WORK REQUIRED:
Include in the output only the lines from the opening of the records through the line containing "31, 30, 31]", each printed exactly; pictures are omitted.

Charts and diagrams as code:
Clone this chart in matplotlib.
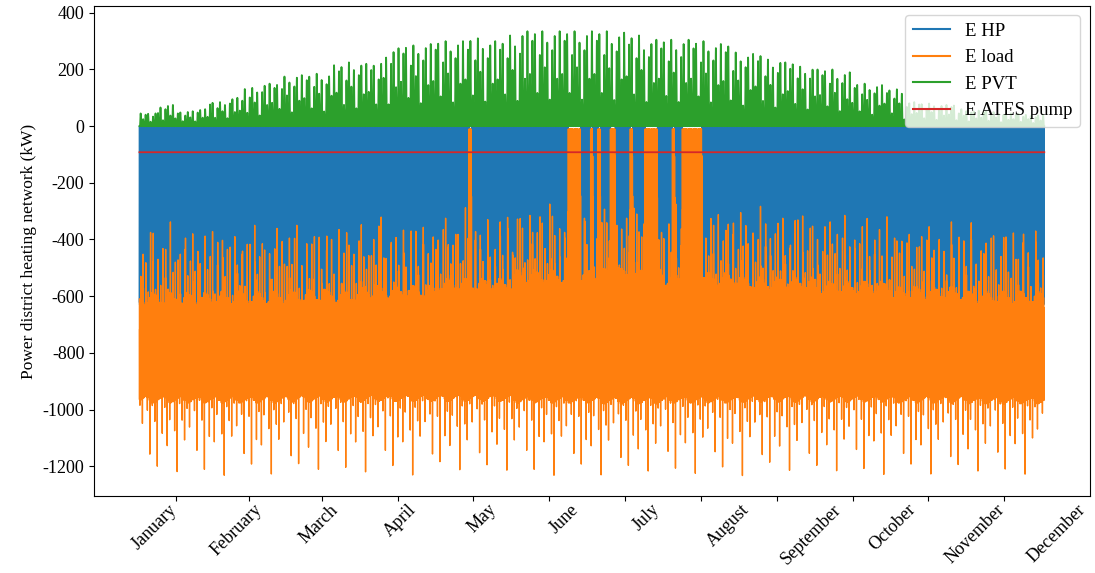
import numpy as np
import matplotlib.pyplot as plt

plt.rcParams['font.family'] = ['Liberation Serif', 'DejaVu Serif']
plt.rcParams['axes.unicode_minus'] = False

months = ['January', 'February', 'March', 'April', 'May', 'June', 'July',
          'August', 'September', 'October', 'November', 'December']
days_in_month = [31, 28, 31, 30, 31, 30, 31, 31, 30, 31, 30, 31]

# PVT: peak of the best day in each week (kW), cloud factors cycled day by day,
# and the hourly shape of a day
pvt_week_peak = [45, 75, 50, 60, 85, 100, 135, 150, 175, 180, 185, 215, 225,
                 220, 275, 285, 290, 300, 300, 310, 300, 320, 335, 335, 335,
                 335, 335, 330, 320, 305, 305, 305, 300, 290, 260, 255, 235,
                 225, 210, 200, 190, 150, 145, 130, 85, 80, 75, 60, 55, 50,
                 45, 40]
pvt_day_factor = [1.0, 0.55, 0.9, 0.97, 0.35, 0.75, 1.0, 0.62, 0.88, 0.28,
                  0.8, 0.95, 0.5]
pvt_hour_shape = [0, 0, 0, 0, 0, 0, 0.03, 0.15, 0.35, 0.58, 0.78, 0.93, 1.0,
                  0.96, 0.84, 0.66, 0.44, 0.22, 0.06, 0, 0, 0, 0, 0]

# heat pump power per hour of a day (kW, switching on/off) and days when it is off
hp_hour = [-620, 0, -630, -40, -625, 0, -615, -90, -620, 0, -610, -30,
           -600, 0, -620, -60, -625, 0, -630, -20, -620, 0, -615, -50]
hp_off_days = [133, *range(173, 178), 182, 185, 190, 191, 198,
               *range(204, 209), 215, *range(219, 227)]

# load: monthly top / bottom of the daily band (kW), weekly wobble,
# spikes cycled day by day, hourly position inside the band (0 top, 1 bottom)
load_top = [-610, -605, -600, -585, -560, -530, -525, -540, -555, -570,
            -590, -605]
load_bottom = [-965, -965, -962, -960, -960, -965, -968, -965, -962, -962,
               -965, -968]
load_week_wave = [0, -12, -22, -15, 5, 22, 14]
load_top_spike = [0, 170, 60, 0, 230, 110, 20, 140, 0, 200, 90, 0, 250, 40,
                  130, 0, 180]
load_top_spike2 = [80, 0, 150, 40, 0, 210, 0, 120, 60, 0, 190, 30, 0]
load_bottom_spike = [-20, -90, 0, -45, -190, -10, -70, -235, 0, -130, -35,
                     -160, -60, 0, -110, -260, -25, -80, -140]
load_hour_shape = [0.0, 1.0, 0.3, 0.9, 0.05, 0.95, 0.2, 1.0, 0.1, 0.85, 0.0,
                   0.9, 0.4, 1.0, 0.15, 0.95, 0.0, 0.8, 0.3, 1.0, 0.1, 0.9,
                   0.25, 0.95]
load_off_top = -10

ates_pump = -92

# ---- build hourly series ----
n_days = sum(days_in_month)
day_month = np.repeat(np.arange(12), days_in_month)

pvt_peak = np.append(np.repeat(pvt_week_peak, 7), pvt_week_peak[-1])
pvt_peak = pvt_peak * np.resize(pvt_day_factor, n_days)
e_pvt = np.outer(pvt_peak, pvt_hour_shape)

e_hp = np.tile(np.array(hp_hour, float), (n_days, 1))
e_hp[hp_off_days] = 0

wave = np.resize(load_week_wave, n_days)
top = np.array(load_top)[day_month] + wave
top[hp_off_days] = load_off_top
bottom = np.array(load_bottom)[day_month] - 0.5 * wave
shape = np.array(load_hour_shape)
e_load = top[:, None] + (bottom - top)[:, None] * shape[None, :]
up1 = np.resize(load_top_spike, n_days)
up2 = np.resize(load_top_spike2, n_days)
e_load[:, 12] = np.where(up1 > 0, top + up1, e_load[:, 12])
e_load[:, 14] = np.where(up2 > 0, top + up2, e_load[:, 14])
e_load[hp_off_days, 12] = load_off_top
e_load[hp_off_days, 14] = load_off_top
e_load[:, 5] = bottom + np.resize(load_bottom_spike, n_days)

e_ates = np.full(n_days * 24, ates_pump)
hours = np.arange(n_days * 24)

# ---- plot ----
fig = plt.figure(figsize=(10.95, 5.73), dpi=100)
ax = fig.add_subplot(111)
fig.subplots_adjust(left=0.086, right=0.995, top=0.99, bottom=0.134)

ax.plot(hours, e_hp.ravel(), lw=1.0, label='E HP')
ax.plot(hours, e_load.ravel(), lw=1.0, label='E load')
ax.plot(hours, e_pvt.ravel(), lw=1.3, label='E PVT')
ax.plot(hours, e_ates, lw=1.3, label='E ATES pump')

ax.set_ylim(-1306, 425)
ax.set_yticks(range(-1200, 401, 200))
ax.tick_params(labelsize=13)
ax.set_ylabel('Power district heating network (kW)', fontsize=12.5)

month_start = np.concatenate([[0], np.cumsum(days_in_month)[:-1]]) * 24
ax.set_xticks(month_start + np.array(days_in_month) * 12 - 20)
ax.set_xticklabels([])
label_x = np.linspace(145, 8880, 12)
for x, m in zip(label_x, months):
    ax.text(x, -0.01, m, rotation=45, ha='center', va='top', fontsize=13,
            transform=ax.get_xaxis_transform())

leg = ax.legend(loc='upper right', fontsize=13.5)
for h in leg.get_lines():
    h.set_linewidth(1.5)
fig.savefig('out.png', dpi=100)
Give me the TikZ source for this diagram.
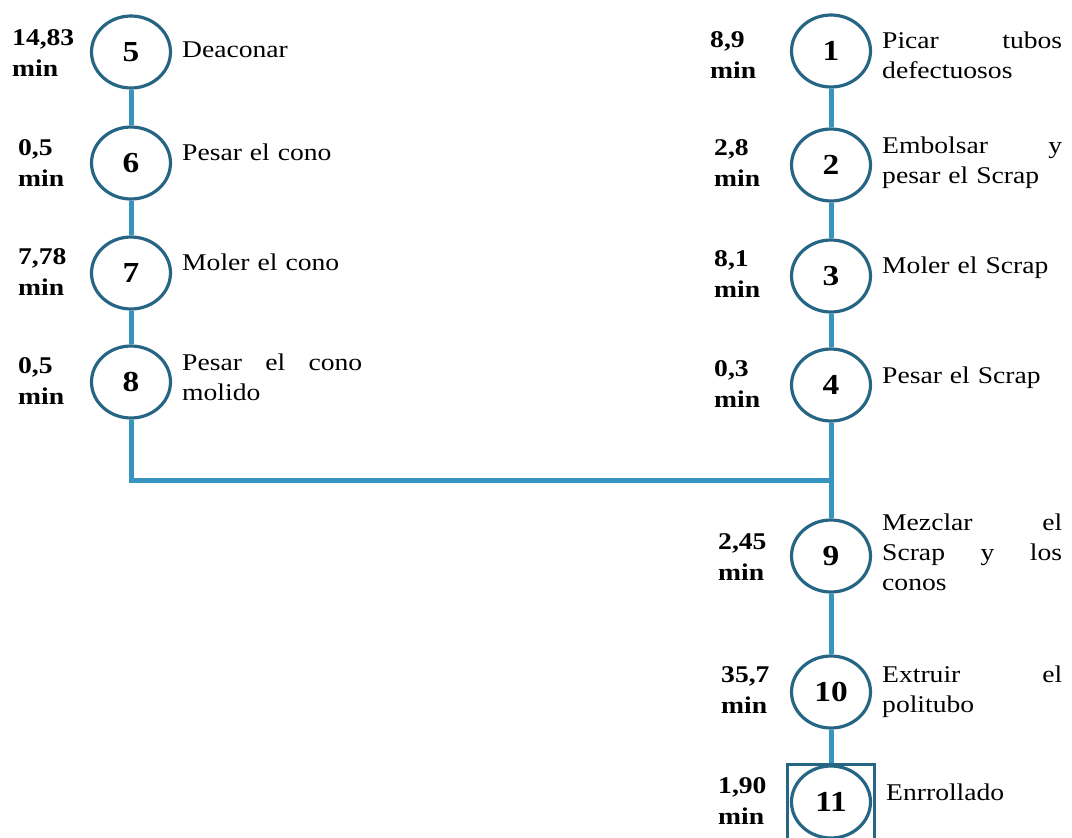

EXERCISE RESULT:
Clone this chart in matplotlib.
import numpy as np
import matplotlib.pyplot as plt

plt.rcParams['font.family'] = ['Liberation Serif', 'DejaVu Serif']
plt.rcParams['axes.unicode_minus'] = False

months = ['January', 'February', 'March', 'April', 'May', 'June', 'July',
          'August', 'September', 'October', 'November', 'December']
days_in_month = [31, 28, 31, 30, 31, 30, 31, 31, 30, 31, 30, 31]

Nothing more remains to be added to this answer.